§ The task
Check each line of the data below for the word "with", then extract the ones that have it.

§ Supplied data

· · · · ·

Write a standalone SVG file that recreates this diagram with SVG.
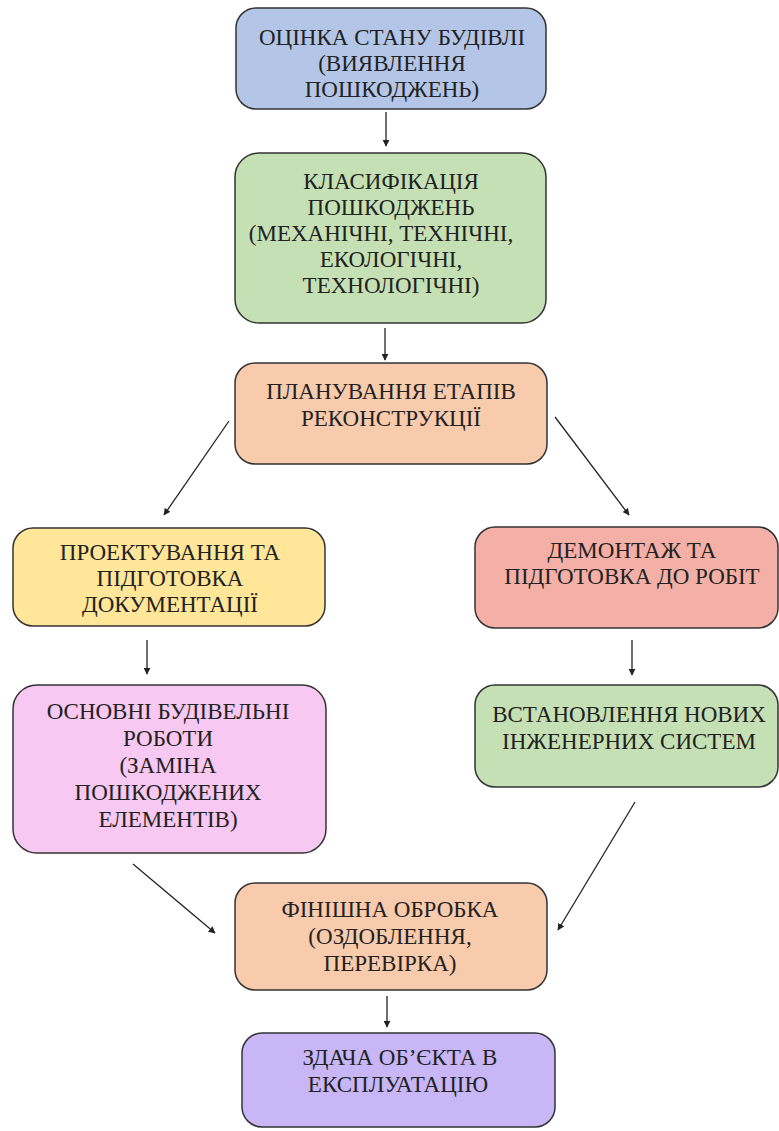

· · · · ·

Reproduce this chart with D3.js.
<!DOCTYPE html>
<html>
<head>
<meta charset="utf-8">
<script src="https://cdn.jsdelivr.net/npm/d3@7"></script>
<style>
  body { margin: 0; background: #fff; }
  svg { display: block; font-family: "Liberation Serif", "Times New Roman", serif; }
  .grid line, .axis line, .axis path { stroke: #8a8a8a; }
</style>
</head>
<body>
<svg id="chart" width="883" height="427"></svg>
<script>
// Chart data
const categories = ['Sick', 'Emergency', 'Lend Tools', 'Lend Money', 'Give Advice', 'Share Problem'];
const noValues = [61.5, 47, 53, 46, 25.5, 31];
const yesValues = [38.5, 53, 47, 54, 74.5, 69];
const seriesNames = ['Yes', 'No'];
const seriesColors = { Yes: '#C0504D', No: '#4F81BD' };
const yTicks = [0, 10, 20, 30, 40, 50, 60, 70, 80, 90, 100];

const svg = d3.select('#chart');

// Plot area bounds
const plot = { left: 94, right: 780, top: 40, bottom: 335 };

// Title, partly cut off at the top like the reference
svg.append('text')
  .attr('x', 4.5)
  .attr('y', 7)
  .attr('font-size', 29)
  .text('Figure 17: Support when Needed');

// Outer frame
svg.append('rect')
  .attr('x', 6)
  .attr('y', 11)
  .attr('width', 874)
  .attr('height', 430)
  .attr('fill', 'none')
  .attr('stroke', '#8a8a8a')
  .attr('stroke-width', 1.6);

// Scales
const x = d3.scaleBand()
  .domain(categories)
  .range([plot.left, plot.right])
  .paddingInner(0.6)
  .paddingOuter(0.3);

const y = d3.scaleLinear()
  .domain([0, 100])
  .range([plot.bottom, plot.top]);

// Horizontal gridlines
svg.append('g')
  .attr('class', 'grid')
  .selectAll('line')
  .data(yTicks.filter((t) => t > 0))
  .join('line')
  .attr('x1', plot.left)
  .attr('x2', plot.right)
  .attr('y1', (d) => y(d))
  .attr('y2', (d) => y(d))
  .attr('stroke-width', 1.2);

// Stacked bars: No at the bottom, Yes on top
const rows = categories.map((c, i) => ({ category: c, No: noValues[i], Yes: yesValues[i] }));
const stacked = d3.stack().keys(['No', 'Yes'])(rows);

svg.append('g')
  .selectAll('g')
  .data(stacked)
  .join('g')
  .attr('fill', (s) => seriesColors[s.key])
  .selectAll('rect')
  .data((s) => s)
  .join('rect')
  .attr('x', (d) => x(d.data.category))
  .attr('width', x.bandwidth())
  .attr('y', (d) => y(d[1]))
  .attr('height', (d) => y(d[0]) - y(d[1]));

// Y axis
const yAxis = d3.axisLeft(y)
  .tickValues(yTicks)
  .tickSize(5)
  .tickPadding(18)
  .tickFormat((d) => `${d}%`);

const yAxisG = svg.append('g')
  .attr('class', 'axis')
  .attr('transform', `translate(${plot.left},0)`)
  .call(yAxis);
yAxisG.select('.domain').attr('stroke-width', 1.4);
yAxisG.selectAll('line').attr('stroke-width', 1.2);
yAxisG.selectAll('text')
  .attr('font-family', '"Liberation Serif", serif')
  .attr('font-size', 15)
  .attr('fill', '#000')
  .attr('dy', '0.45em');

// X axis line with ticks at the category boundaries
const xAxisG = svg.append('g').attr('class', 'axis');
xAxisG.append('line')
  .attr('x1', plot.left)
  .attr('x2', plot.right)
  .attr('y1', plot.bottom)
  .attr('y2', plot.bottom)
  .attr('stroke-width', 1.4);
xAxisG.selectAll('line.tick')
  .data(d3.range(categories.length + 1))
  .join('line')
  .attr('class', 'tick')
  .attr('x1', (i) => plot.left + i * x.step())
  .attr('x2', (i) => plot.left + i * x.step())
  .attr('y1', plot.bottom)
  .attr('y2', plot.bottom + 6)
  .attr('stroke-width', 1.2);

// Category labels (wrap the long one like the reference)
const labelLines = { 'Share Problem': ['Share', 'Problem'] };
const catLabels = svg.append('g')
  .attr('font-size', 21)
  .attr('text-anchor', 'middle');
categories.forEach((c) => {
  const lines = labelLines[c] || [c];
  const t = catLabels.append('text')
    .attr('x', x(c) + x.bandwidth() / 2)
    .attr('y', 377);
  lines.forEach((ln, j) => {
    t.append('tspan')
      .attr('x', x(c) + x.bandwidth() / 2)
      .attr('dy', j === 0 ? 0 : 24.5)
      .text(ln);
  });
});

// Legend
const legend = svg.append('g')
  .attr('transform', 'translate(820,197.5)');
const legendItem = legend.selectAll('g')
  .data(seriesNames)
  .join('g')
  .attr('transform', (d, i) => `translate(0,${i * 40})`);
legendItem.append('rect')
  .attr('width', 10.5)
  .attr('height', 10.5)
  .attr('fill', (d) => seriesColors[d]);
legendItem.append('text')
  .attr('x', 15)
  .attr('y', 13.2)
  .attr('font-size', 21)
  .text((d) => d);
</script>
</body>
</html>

· · · · ·

§ Written solution
Write a standalone SVG file that recreates this diagram with SVG.
Reproduce this chart with D3.js.
// X axis line with ticks at the category boundaries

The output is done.